_Directive_.
Pictures are not part of the copy; repeat everything else in the records exactly.

## Start Material for this exercise

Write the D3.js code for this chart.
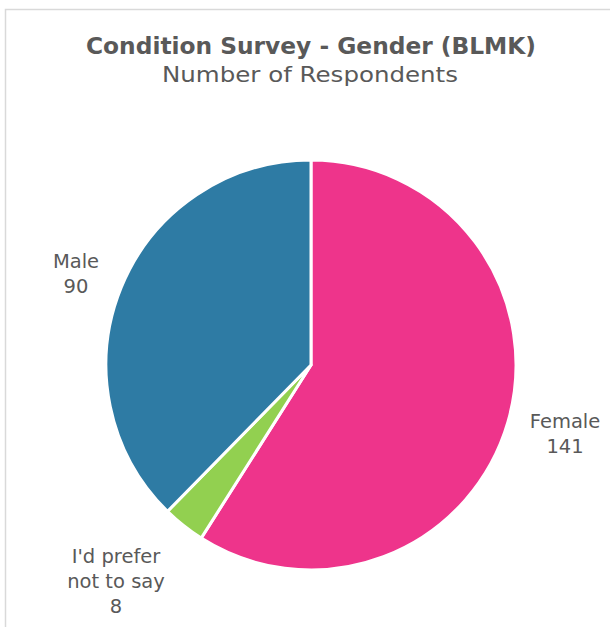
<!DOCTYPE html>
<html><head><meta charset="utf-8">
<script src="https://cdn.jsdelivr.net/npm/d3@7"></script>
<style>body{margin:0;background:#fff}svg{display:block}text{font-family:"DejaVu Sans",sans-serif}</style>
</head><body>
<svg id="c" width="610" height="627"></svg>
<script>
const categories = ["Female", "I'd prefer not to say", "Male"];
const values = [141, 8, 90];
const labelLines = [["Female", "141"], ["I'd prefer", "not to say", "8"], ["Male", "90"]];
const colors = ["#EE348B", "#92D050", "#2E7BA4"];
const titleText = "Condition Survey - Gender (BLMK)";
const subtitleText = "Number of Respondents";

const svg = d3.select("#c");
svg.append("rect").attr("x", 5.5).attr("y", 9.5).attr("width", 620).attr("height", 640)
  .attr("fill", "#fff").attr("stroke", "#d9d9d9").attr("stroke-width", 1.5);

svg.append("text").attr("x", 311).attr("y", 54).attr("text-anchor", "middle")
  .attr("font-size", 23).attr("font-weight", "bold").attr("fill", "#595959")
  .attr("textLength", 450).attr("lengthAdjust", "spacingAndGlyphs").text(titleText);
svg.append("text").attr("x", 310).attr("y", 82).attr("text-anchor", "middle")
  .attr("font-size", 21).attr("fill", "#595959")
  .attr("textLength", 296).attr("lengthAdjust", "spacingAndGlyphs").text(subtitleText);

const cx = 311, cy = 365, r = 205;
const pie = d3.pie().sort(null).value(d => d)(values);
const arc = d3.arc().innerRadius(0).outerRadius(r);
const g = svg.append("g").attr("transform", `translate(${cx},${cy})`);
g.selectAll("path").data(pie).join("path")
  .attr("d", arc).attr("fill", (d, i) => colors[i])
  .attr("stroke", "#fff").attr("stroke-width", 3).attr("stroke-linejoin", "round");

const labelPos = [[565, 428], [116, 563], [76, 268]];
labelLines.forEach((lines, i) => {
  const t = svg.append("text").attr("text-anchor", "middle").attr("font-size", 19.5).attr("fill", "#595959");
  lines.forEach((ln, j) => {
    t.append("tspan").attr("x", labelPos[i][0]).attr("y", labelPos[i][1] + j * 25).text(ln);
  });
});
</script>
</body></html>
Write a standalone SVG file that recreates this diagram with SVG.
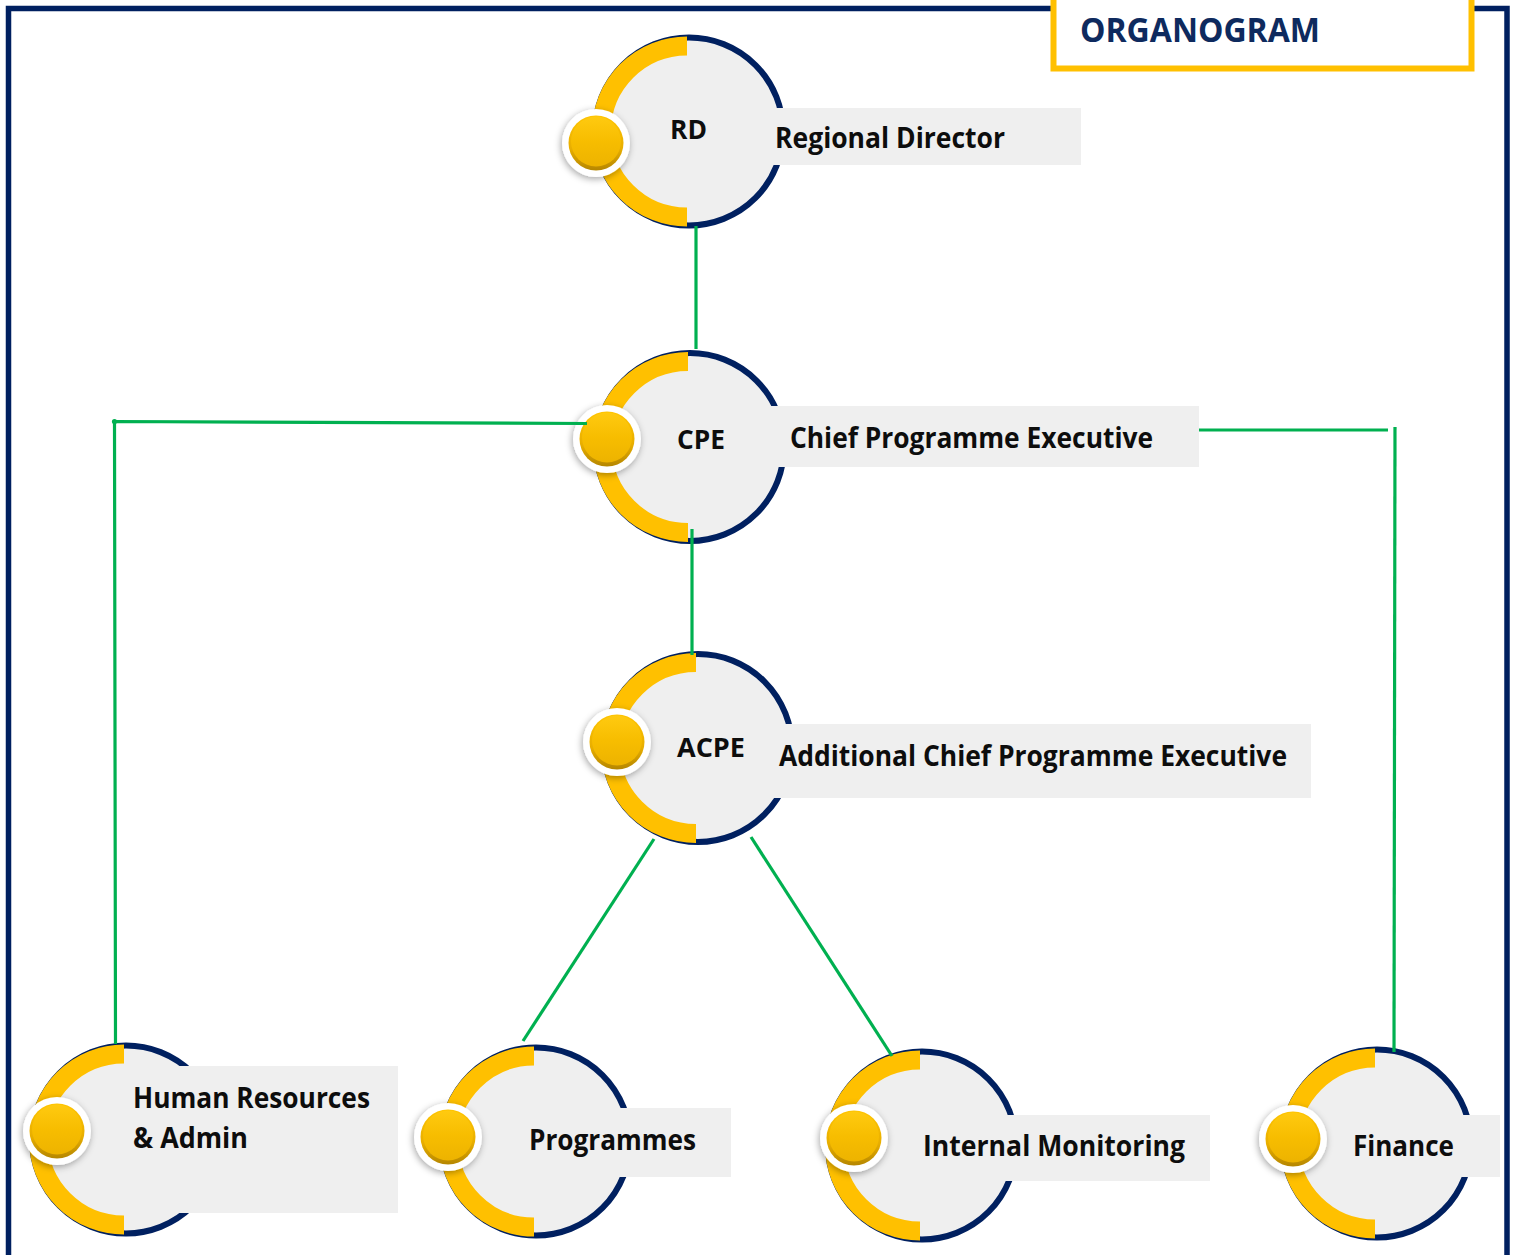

## End Material for this exercise

_Correct result_.
Write the D3.js code for this chart.
<!DOCTYPE html>
<html><head><meta charset="utf-8">
<script src="https://cdn.jsdelivr.net/npm/d3@7"></script>
<style>body{margin:0;background:#fff}svg{display:block}text{font-family:"DejaVu Sans",sans-serif}</style>
</head><body>
<svg id="c" width="610" height="627"></svg>
<script>
const categories = ["Female", "I'd prefer not to say", "Male"];
const values = [141, 8, 90];
const labelLines = [["Female", "141"], ["I'd prefer", "not to say", "8"], ["Male", "90"]];
const colors = ["#EE348B", "#92D050", "#2E7BA4"];
const titleText = "Condition Survey - Gender (BLMK)";
const subtitleText = "Number of Respondents";

const svg = d3.select("#c");
svg.append("rect").attr("x", 5.5).attr("y", 9.5).attr("width", 620).attr("height", 640)
  .attr("fill", "#fff").attr("stroke", "#d9d9d9").attr("stroke-width", 1.5);

svg.append("text").attr("x", 311).attr("y", 54).attr("text-anchor", "middle")
  .attr("font-size", 23).attr("font-weight", "bold").attr("fill", "#595959")
  .attr("textLength", 450).attr("lengthAdjust", "spacingAndGlyphs").text(titleText);
svg.append("text").attr("x", 310).attr("y", 82).attr("text-anchor", "middle")
  .attr("font-size", 21).attr("fill", "#595959")
  .attr("textLength", 296).attr("lengthAdjust", "spacingAndGlyphs").text(subtitleText);

const cx = 311, cy = 365, r = 205;
const pie = d3.pie().sort(null).value(d => d)(values);
const arc = d3.arc().innerRadius(0).outerRadius(r);
const g = svg.append("g").attr("transform", `translate(${cx},${cy})`);
g.selectAll("path").data(pie).join("path")
  .attr("d", arc).attr("fill", (d, i) => colors[i])
  .attr("stroke", "#fff").attr("stroke-width", 3).attr("stroke-linejoin", "round");

const labelPos = [[565, 428], [116, 563], [76, 268]];
labelLines.forEach((lines, i) => {
  const t = svg.append("text").attr("text-anchor", "middle").attr("font-size", 19.5).attr("fill", "#595959");
  lines.forEach((ln, j) => {
    t.append("tspan").attr("x", labelPos[i][0]).attr("y", labelPos[i][1] + j * 25).text(ln);
  });
});
</script>
</body></html>
Write a standalone SVG file that recreates this diagram with SVG.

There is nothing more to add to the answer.